Sharpest drop in housing prices in index’s history


Wednesday, November 28th, 2007

USA Today

A sign advertises a price change this week on a West Seattle home. Home prices nationally plunged 4.5% in the third quarter from a year earlier.

NEW YORK (AP) — Home prices fell 4.5% in the third quarter from a year earlier, the sharpest drop since Standard & Poor’s began its nationwide housing index in 1987 and another sign that the housing slump is far from over, the research group said Tuesday.

One of the index’s creators also predicted that there’s a significant chance of a recession as the economy contends with falling housing prices, spiking foreclosures and turmoil in the financial markets.
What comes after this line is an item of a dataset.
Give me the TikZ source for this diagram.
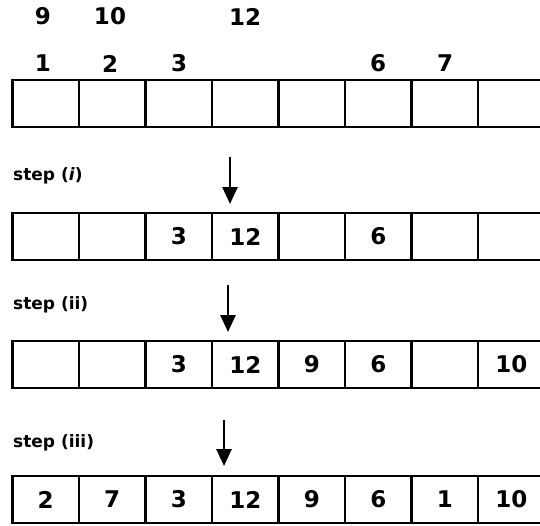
\documentclass[tikz,border=0pt]{standalone}
\usepackage{fontspec}
\setmainfont{DejaVu Sans}
\usetikzlibrary{arrows.meta}
\begin{document}
\begin{tikzpicture}[x=1pt,y=-1pt,
  cell/.style={draw, line width=2.8pt, minimum width=66.5pt, minimum height=47pt,
    inner sep=0pt, outer sep=0pt, anchor=north west,
    font=\bfseries\fontsize{23}{23}\selectfont},
  toplabel/.style={inner sep=0pt, font=\bfseries\fontsize{23}{23}\selectfont},
  steplabel/.style={inner sep=0pt, anchor=base west, font=\bfseries\fontsize{17}{17}\selectfont},
  downarrow/.style={line width=2.6pt, -{Triangle[width=15pt,length=17pt]}}]
\useasboundingbox (0,0) rectangle (540,525);
\clip (0,0) rectangle (540,525);
% top labels
\node[toplabel] (t9)  at (43,16.5) {9};
\node[toplabel] (t10) at (110,16.5) {10};
\node[toplabel] (t12) at (245,16.5) {12};
\node[toplabel] (t1)  at (43,63.5) {1};
\node[toplabel] (t2)  at (110,63.5) {2};
\node[toplabel] (t3)  at (179,63.5) {3};
\node[toplabel] (t6)  at (378,63.5) {6};
\node[toplabel] (t7)  at (445,63.5) {7};
% rows
\foreach \r/\top/\vals in {1/80/{,,,,,,,}, 2/213/{,,3,12,,6,,}, 3/341/{,,3,12,9,6,,10}, 4/476/{2,7,3,12,9,6,1,10}}{
  \foreach \v [count=\c] in \vals {
    \node[cell] (r\r c\c) at ({12.5+(\c-1)*66.5},\top) {\v};
  }
}
% step labels
\node[steplabel] (s1) at (13,180) {step (\textit{i})};
\node[steplabel] (s2) at (13,309) {step (ii)};
\node[steplabel] (s3) at (13,447) {step (iii)};
% arrows
\coordinate (a1s) at (230,157);
\coordinate (a1e) at (230,204);
\coordinate (a2s) at (228,285);
\coordinate (a2e) at (228,332);
\coordinate (a3s) at (224,420);
\coordinate (a3e) at (224,466);
\draw[downarrow] (a1s) -- (a1e);
\draw[downarrow] (a2s) -- (a2e);
\draw[downarrow] (a3s) -- (a3e);
\end{tikzpicture}
\end{document}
“Over 50%,” said MacroMarkets chief economist Robert Shiller, giving his odds for a recession. Other economists have put the chance of recession at one in three.

“We’re in the aftermath of the biggest housing boom in history, so how do we use historical data to judge the outcome?” he said. “We’re out of the range of the normal variation in the data and I take that as very significant.”

The S&P/Case-Shiller quarterly index tracks prices of existing single-family homes across the nation compared with a year earlier.

The index also showed that prices fell 1.7% from the previous three-month period, the largest quarter-to-quarter decline in the index’s history.

After 13 years of rising home values — with the greatest increases occurring in the first part of this decade — the housing market has started to unravel, spreading from Main Street to Wall Street.

Declines in housing prices have kept homeowners, especially those with riskier mortgages and spotty credit, from refinancing, sending them into default and foreclosure at a quickening pace. More foreclosed properties have added to an already ballooning inventory of homes on the market, further depressing values.

Investors holding securities backed by mortgages have taken billions of dollars in losses as they rewrite the value of defaulting assets. Spooked, they have stopped funding mortgages, hurting lenders’ ability to issue new loans and shrinking demand.

The Federal Reserve has stepped in, cutting interest rates two consecutive times — once by a half-point in September and by a quarter-point in October— to 4.5% to encourage economic expansion. The Fed said last week it expects the housing slump and credit crisis to slow economic growth and push unemployment up slightly next year.

A separate S&P index covering 20 U.S. metropolitan areas showed a home price drop of 4.9% in September from a year earlier. Only five metro areas — Atlanta, Charlotte, Dallas, Portland, Ore., and Seattle — showed an increase in prices, but S&P noted that the pace of their increases is decelerating.

Tampa and Miami led the index with the biggest year-over-year declines at 11.1% and 10%, respectively. It also showed drops in San Diego of 9.6%; Detroit, 9.6%; Las Vegas, 9%; Phoenix, 8.8%; and Los Angeles, 7%.

The S&P’s 10-area index decreased 5.5% in September from the previous year.

On Thursday, the Washington-based Office of Federal Housing Enterprise Oversight is to release its third-quarter index of U.S. home prices.

Unlike the S&P index, the government’s calculation of home prices has remained in positive territory. It is calculated based solely on loans of $417,000 or less that are bought or backed by government-sponsored mortgage companies, Fannie Mae and Freddie Mac — excluding many of the riskier loans that have gone bad this year.